In the good old days, elections were fought on platforms, real platforms, made of planks, where candidates stood and made speeches and answered the voters’ questions. These were mostly variations on the same theme: tell me why I should vote for you. What was promised on these platforms became known as the candidate’s election platform: the ideas, policies and promises made to the electorate.
These days, we are getting used to other kinds of platforms in our elections: social media ones. On the face (Facebook) of it, this is a positive development. Citizens can now interact with candidates in real time, ask them questions and discuss issues one-on-one. It does make the candidates more accessible and, in some ways, is an improvement on the old wooden platforms, where you had to go along in person and listen to interminable speeches and impossible promises being made in all weathers.
But nothing is perfect, and we are still in the early days of this new format for democratic debate. Looking at the various Facebook pages that have been set up by some of the candidates in the municipal election, a few things become clear. In general, the people using these platforms are talking to their own supporters, rather than to the general public. This is, perhaps, because the general public don’t know these pages are there; or because they just don’t like Facebook.
But I notice the same names turning up all the time, and that makes me wonder about the usefulness of the social media platforms in this situation. Facebook and Twitter have become popular ways for people to communicate with each other, and at least one politician seems to use Twitter almost exclusively to communicate with the world outside his head. At the same time, more and more people are turning off social media. A recent article in the Guardian newspaper in the U.K. indicates that there is an increase in personal peace of mind when these platforms are turned off.
This seems a shame, because social media seems to be perfectly designed for democratic debate. No intermediaries, no need to attend a particular place at a particular time, and no reliance on organisers to provide opportunity for questions. Perhaps, in time, this will become more and more central to our electoral process. But, for now, it seems only to cater to those already talking about things, usually to each other.
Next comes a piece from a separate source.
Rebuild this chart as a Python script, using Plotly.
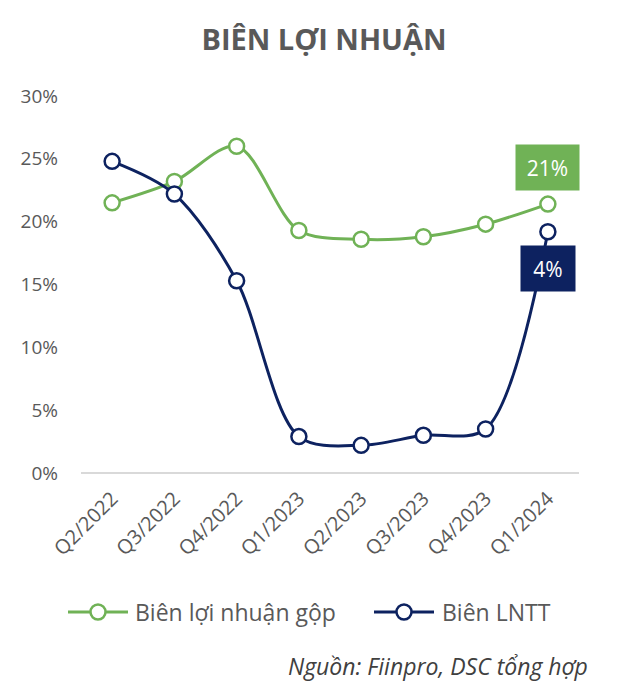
import plotly.graph_objects as go

categories = ["Q2/2022", "Q3/2022", "Q4/2022", "Q1/2023", "Q2/2023", "Q3/2023", "Q4/2023", "Q1/2024"]
gross_margin = [21.5, 23.2, 26.0, 19.3, 18.6, 18.8, 19.8, 21.4]
pretax_margin = [24.8, 22.2, 15.3, 2.9, 2.2, 3.0, 3.5, 19.2]
series_names = ["Biên lợi nhuận gộp", "Biên LNTT"]
gross_label = "21%"
pretax_label = "4%"
y_ticks = [0, 5, 10, 15, 20, 25, 30]
y_tick_text = ["0%", "5%", "10%", "15%", "20%", "25%", "30%"]

GREEN = "#70B256"
NAVY = "#0D2260"
FONT = "Open Sans"
TEXT = "#595959"

W, H = 628, 692
L, R, T, B = 73, 57, 88, 227
PW, PH = W - L - R, H - T - B
OFF = 8  # page body offset


def px2x(px):
    return (px - OFF - L) / PW


def py2y(py):
    return (H - B - (py - OFF)) / PH


fig = go.Figure()
colors = [GREEN, NAVY]
for vals, name, col in zip([gross_margin, pretax_margin], series_names, colors):
    fig.add_trace(go.Scatter(
        x=categories, y=vals, name=name, mode="lines+markers",
        line=dict(color=col, width=3, shape="spline", smoothing=0.9),
        marker=dict(size=15, color="white", line=dict(color=col, width=2.5)),
        showlegend=False,
    ))

fig.add_annotation(x=categories[-1], y=gross_margin[-1], xref="x", yref="y",
                   text=gross_label, showarrow=False, yshift=37,
                   bgcolor=GREEN, width=61, height=43,
                   font=dict(family=FONT, size=21, color="white"))
fig.add_annotation(x=categories[-1], y=pretax_margin[-1], xref="x", yref="y",
                   text=pretax_label, showarrow=False, yshift=-37,
                   bgcolor=NAVY, width=52, height=43,
                   font=dict(family=FONT, size=21, color="white"))

# manual legend
legend_y = py2y(612)
legend_items = [(68, 128, 133), (374, 434, 440)]
for (lx0, lx1, tx), name, col in zip(legend_items, series_names, colors):
    fig.add_shape(type="line", xref="paper", yref="paper",
                  x0=px2x(lx0), x1=px2x(lx1), y0=legend_y, y1=legend_y,
                  line=dict(color=col, width=3))
    fig.add_shape(type="circle", xref="paper", yref="paper",
                  xsizemode="pixel", ysizemode="pixel",
                  xanchor=px2x((lx0 + lx1) / 2), yanchor=legend_y,
                  x0=-7.5, x1=7.5, y0=-7.5, y1=7.5,
                  fillcolor="white", line=dict(color=col, width=2.5))
    fig.add_annotation(x=px2x(tx), y=legend_y, xref="paper", yref="paper",
                       xanchor="left", yanchor="middle", showarrow=False,
                       text=name, font=dict(family=FONT, size=23, color=TEXT))

fig.add_annotation(x=px2x(590), y=py2y(666), xref="paper", yref="paper",
                   xanchor="right", yanchor="middle", showarrow=False,
                   text="<i>Nguồn: Fiinpro, DSC tổng hợp</i>",
                   font=dict(family=FONT, size=23, color="#404040"))

fig.update_layout(
    width=W, height=H,
    paper_bgcolor="white", plot_bgcolor="white",
    margin=dict(l=L, r=R, t=T, b=B),
    title=dict(text="<b>BIÊN LỢI NHUẬN</b>", x=(324 - OFF) / W, xanchor="center",
               y=1 - 32 / H, yanchor="middle",
               font=dict(family=FONT, size=29, color=TEXT)),
    font=dict(family=FONT, color=TEXT),
    showlegend=False,
    xaxis=dict(tickangle=-45, tickfont=dict(size=20, color=TEXT), automargin=False,
               range=[-0.5, len(categories) - 0.5], ticklabelstandoff=9,
               showgrid=False, showline=False, ticks="", zeroline=False),
    yaxis=dict(range=[0, 30], tickvals=y_ticks, ticktext=y_tick_text, automargin=False,
               tickfont=dict(size=19, color=TEXT), showgrid=False,
               zeroline=True, zerolinecolor="#D9D9D9", zerolinewidth=2,
               showline=False, ticks="", ticklabelstandoff=22),
)

fig.write_html("out.html")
On the other hand, and this may be the most important thing in the end, those using Facebook and Twitter to communicate with candidates and other voters are probably more likely to be the ones who actually vote.
When only 40% of residents actually vote in municipal elections, then the few who are active on-line are probably among that percentage. And, given the opportunity to vote on-line (their natural environment), their impact on the election results could be disproportionate to their numbers.
That number – 40% – is worrying for anyone who cares about our community. Municipal government may not be the most high-profile level, but it is the one that has the most immediate impact on the day-to-day lives of the people in any community. It is at the municipal level that issues like roads, recycling, development, and the many, many bylaws that govern so much of the character of the community are discussed and decided.
Municipal government is the most accessible: members of Council are available every day, at least in theory, if you need to talk about things. Council meetings may be too choreographed and are often just performances in a theatre, but they are performances you can watch, live or at home.
Basically, anything that puts citizens in a position to be informed about what’s happening in their neighbourhood and community, anything that provides them with information and context in order to vote effectively for their public representative, has to be a good thing. Platforms of all kinds need to be used and taken advantage of, so that we can make informed decisions about who will sit on council for the next four years. The various Facebook sites are there to be referenced. And there will be a number of opportunities for the old-fashioned platforms too: all-candidate meetings are being arranged in various places over the coming weeks. Details can be found in the Times.
Whatever platform suits you, make use of it. Get to know these twelve people who are asking for your vote for council, and those who are running for School Board Trustee. If they appear on your doorstep, take the time to hear them out, and ask them serious questions too. This is their job interview: make them convince you that they deserve the gig.
It is not enough to vote based on name recognition: knowing their name does not automatically make them a good candidate for the job. Don’t be fooled by their promises either. There is almost no likelihood that taxes will go down (we’re already too close to being broke), and it is far more important to find people who will know how to use the taxes we pay in the most efficient and cost-effective way. This democracy thing is not easy, but this is our time, as residents, to put in the work and the thinking. Otherwise, we’ve no right to complain afterwards – and they won’t listen to you then, anyway!